Cross the Line
- Author: James Patterson
- Language: English
- Genre: Thriller, mystery, suspense
- Publisher: Little, Brown and Company
- Publication date: November 21, 2016
- Publication place: United States
- Media type: Print (hardback, paperback), e-book, audiobook
- Pages: 432
- ISBN: 9780316407168

= Cross the Line (novel) =

2016 novel by James Patterson

Cross the Line is the 24th installment in the popular Alex Cross series by James Patterson. The novel, set against the backdrop of Washington, D.C., dives into a series of intense events triggered by the death of a high-profile police official, prompting a citywide crisis. Cross the Line is a crime thriller that combines elements of suspense and action, while also exploring themes related to justice, morality, and the psychological underpinnings of criminal behavior. Patterson structures the novel to maintain a pace that keeps the reader engaged, with the narrative unfolding from multiple perspectives, adding depth to the characters and the storyline.

== Plot ==
The story unfolds in Washington D.C., focusing on Alex Cross, a detective known for his dedication to his profession and family. The narrative begins with a series of unsettling events in the city, including the death of a local official following a high-speed chase and shootout, and the subsequent murders of several police officers. Alex Cross, along with his wife Bree Stone, who is the chief of detectives, becomes deeply involved in the investigation. The perpetrator, referred to as the "Trigger Man," appears to target members of the police force specifically. The investigation reveals that the crimes are not only brutal but also bear signs of personal vendetta, indicating that the killer harbors a deep-seated grudge against law enforcement.

As the story progresses, the narrative occasionally shifts to the perspective of the killer, providing a glimpse into the motivations and mindset behind the crimes. The background of the killer is gradually revealed, shedding light on a complex interplay of past trauma and distorted notions of justice. The plot intensifies as Cross and Stone delve deeper into the case, navigating through dangerous territory both in the physical sense and in terms of the psychological challenges posed by the cunning adversary. The culmination of the novel brings high-tension action and revelations, with Cross leveraging his expertise and instincts to confront the killer and prevent further tragedies.

As Alex Cross pursues an adversary who has appointed himself as judge, jury, and executioner, he is forced to take the law into his own hands.
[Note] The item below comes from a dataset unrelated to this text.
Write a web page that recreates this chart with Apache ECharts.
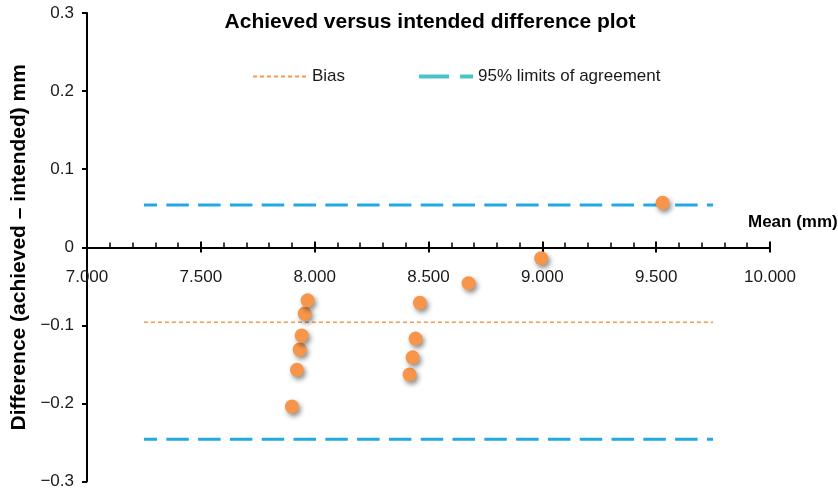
<!DOCTYPE html>
<html>
<head>
<meta charset="utf-8">
<script src="https://cdn.jsdelivr.net/npm/echarts@6/dist/echarts.min.js"></script>
<style>
  html, body { margin: 0; padding: 0; background: #fff; }
  #chart { width: 838px; height: 491px; }
</style>
</head>
<body>
<div id="chart"></div>
<script>
  // mean of achieved and intended (mm)
  var meanValues = [7.900, 7.922, 7.934, 7.943, 7.956, 7.969, 8.417, 8.430, 8.443, 8.462, 8.676, 8.995, 9.528]
  // difference achieved - intended (mm)
  var diffValues = [-0.204, -0.157, -0.131, -0.113, -0.085, -0.068, -0.163, -0.141, -0.117, -0.071, -0.046, -0.014, 0.057]
  var biasValue = -0.096
  var loaValues = [0.054, -0.246]
  var lineRange = [7.25, 9.75]

  var points = meanValues.map(function (m, i) { return [m, diffValues[i]] })
  var biasLine = lineRange.map(function (x) { return [x, biasValue] })
  var loaUpperLine = lineRange.map(function (x) { return [x, loaValues[0]] })
  var loaLowerLine = lineRange.map(function (x) { return [x, loaValues[1]] })

  var font = 'Liberation Sans, Arial, sans-serif'
  var noSymbol = { color: 'rgba(0,0,0,0)', borderColor: 'rgba(0,0,0,0)', borderWidth: 0 }
  // x axis sits on y = 0, which is 234px above the bottom of the grid
  var xOffset = -234

  var chart = echarts.init(document.getElementById('chart'))

  chart.setOption({
    animation: false,
    textStyle: { fontFamily: font },
    title: {
      text: 'Achieved versus intended difference plot',
      left: 425,
      textAlign: 'center',
      top: 7,
      textStyle: { fontFamily: font, fontSize: 21, fontWeight: 'bold', color: '#000' }
    },
    legend: {
      left: 247,
      top: 63,
      itemGap: 72,
      itemWidth: 54,
      itemHeight: 14,
      textStyle: { fontFamily: font, fontSize: 17, color: '#1a1a1a' },
      data: ['Bias', { name: '95% limits of agreement', lineStyle: { width: 4 } }]
    },
    grid: { left: 87, right: 68, top: 13, bottom: 9.5, outerBoundsMode: 'none' },
    xAxis: [{
      type: 'value',
      position: 'bottom',
      offset: xOffset,
      min: 7,
      max: 10,
      interval: 0.5,
      name: 'Mean (mm)',
      nameLocation: 'end',
      nameGap: -22,
      nameTextStyle: { fontFamily: font, fontSize: 17, fontWeight: 'bold', color: '#000',
        align: 'left', verticalAlign: 'bottom', lineHeight: 50 },
      axisLine: { onZero: false, lineStyle: { color: '#000', width: 2 } },
      axisTick: { inside: true, length: 6, lineStyle: { color: '#000', width: 2 } },
      minorTick: { show: true, splitNumber: 5, length: 5, lineStyle: { color: '#000', width: 1.5 } },
      axisLabel: { margin: 21, fontSize: 17, color: '#1a1a1a', fontFamily: font,
        formatter: function (v) { return v.toFixed(3) } },
      splitLine: { show: false }
    }, {
      // only the downward half of the major ticks
      type: 'value',
      position: 'bottom',
      offset: xOffset,
      min: 7,
      max: 10,
      interval: 0.5,
      axisLine: { show: false, onZero: false },
      axisTick: { length: 5, lineStyle: { color: '#000', width: 2 } },
      axisLabel: { show: false },
      splitLine: { show: false }
    }],
    yAxis: {
      type: 'value',
      min: -0.3,
      max: 0.3,
      interval: 0.1,
      name: 'Difference (achieved \u2013 intended) mm',
      nameLocation: 'middle',
      nameGap: 56,
      nameTextStyle: { fontFamily: font, fontSize: 21, fontWeight: 'bold', color: '#000' },
      axisLine: { show: true, lineStyle: { color: '#000', width: 2 } },
      axisTick: { show: true, length: 5, lineStyle: { color: '#000', width: 2 } },
      axisLabel: { margin: 13, fontSize: 17, color: '#1a1a1a', fontFamily: font,
        formatter: function (v) {
          var r = Math.round(v * 10) / 10
          if (r === 0) return '0'
          return r < 0 ? '\u2212' + Math.abs(r).toFixed(1) : r.toFixed(1)
        } },
      splitLine: { show: false }
    },
    series: [{
      name: 'Bias',
      type: 'line',
      data: biasLine,
      symbol: 'none',
      itemStyle: noSymbol,
      lineStyle: { color: '#f59a4c', width: 1.5, type: [4, 3] },
      z: 2
    }, {
      // legend entry only: its icon is drawn in a lighter teal in the original
      name: '95% limits of agreement',
      type: 'line',
      data: [],
      symbol: 'none',
      itemStyle: noSymbol,
      lineStyle: { color: '#4bc4c9', width: 4, type: [30, 11] }
    }, {
      name: 'LoA upper',
      type: 'line',
      data: loaUpperLine,
      symbol: 'none',
      lineStyle: { color: '#21a9e1', width: 3, type: [22.5, 9.3], dashOffset: 9.4 },
      z: 2
    }, {
      name: 'LoA lower',
      type: 'line',
      data: loaLowerLine,
      symbol: 'none',
      lineStyle: { color: '#21a9e1', width: 3, type: [22.5, 9.3], dashOffset: 9.4 },
      z: 2
    }, {
      name: 'Data',
      type: 'scatter',
      data: points,
      symbolSize: 14,
      itemStyle: { color: '#f7964a', opacity: 1, shadowColor: 'rgba(0,0,0,0.45)', shadowBlur: 5, shadowOffsetX: 2, shadowOffsetY: 3 },
      z: 5
    }]
  })
</script>
</body>
</html>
The stakes are high as he works to prevent the city he's sworn to protect from descending into complete chaos.

== Publication ==
James Patterson's Cross the Line was released on November 21, 2016, by Little, Brown and Company, and available in hardcover, paperback, e-book, and audiobook formats.

== Reception ==
The book was well received by fans of the series, with readers praising its fast-paced action and the intricate case that challenges Alex Cross and his team. The inclusion of personal elements, particularly the dynamics within the Cross family, adds depth to the character of Alex Cross and enriches the narrative. The critic reviews for Cross the Line by James Patterson highlight the book's engaging nature and its contribution to keeping the series invigorated. "Bookreporter" notes that Patterson continues to refresh the long-standing Alex Cross series by subjecting the iconic protagonist to various challenges and introducing compelling antagonists. The review acknowledges Patterson's skill in maintaining the series' appeal over a considerable duration. "Writers Write" describes Cross the Line as a fast-paced thriller that is hard to put down, praising Patterson's proficiency in crafting an engaging narrative. The review appreciates the story's pacing and the intense plot revolving around Alex Cross's efforts to solve the Chief of Police's murder. These reviews suggest that Cross the Line is a prominent installment in the Alex Cross series, maintaining the high standards and captivating storytelling that readers expect from James Patterson's works.